The crisis is creating "tens of millions of victims and undermines liberty, prosperity and peace," he added. "More than ever before, strong international leadership and diplomacy on a sustainable basis are needed to address religious freedom violations globally."

He praised the work of Vice President Mike Pence, Secretary of State Mike Pompeo and Sam Brownback, ambassador-at-large for international religious freedom, for organizing the ministerial but also working year-round "to better protect all people of all faiths to more freely exercise their fundamental human right to believe in God, the transcendent and the eternal."

He praised the State Department for "vigorously using the tools" embedded in laws such as the Frank R. Wolf International Religious Freedom Act, which Smith wrote, to identify violations of religious freedom in nations around the world, call out the perpetrators and hold governments to account.

Smith noted that he has dedicated his life in the U.S. Congress -- the past 39 years -- "to fighting for religious freedom and giving a voice to the voiceless."

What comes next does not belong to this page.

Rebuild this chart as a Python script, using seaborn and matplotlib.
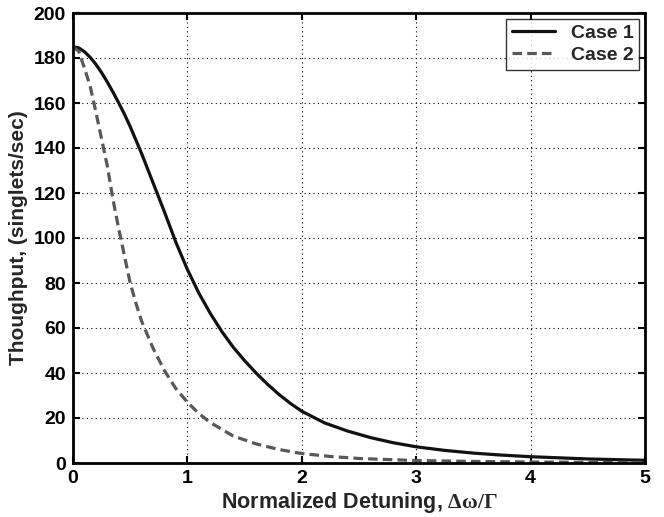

He works on the issue -- and many others -- in his capacity as senior member of House Foreign Affairs Committee, ranking member of House Global Human Rights Subcommittee and co-chairman of the Tom Lantos Human Rights Commission.

As co-chair of the Lantos commission, he held a hearing June 27 on violations of the right to freedom of religion of minority Christian populations around the world.

What opened his own eyes to religious persecution, he said, was a book he read 40 years ago: "Tortured for Christ" by Romanian pastor Richard Wurmbrand.

"More than any other, this book introduced me to the horrors faced by Christians living under communism," Smith said. "Pastor Wurmbrand's account of the 14 years he spent in communist prisons -- the torture, the solitary confinement, the mental cruelty and starvation -- was both gripping yet, paradoxically, hopeful."

"His story detailed horrible suffering," he added, "but it was also a story of endurance, courage and an indomitable spirit."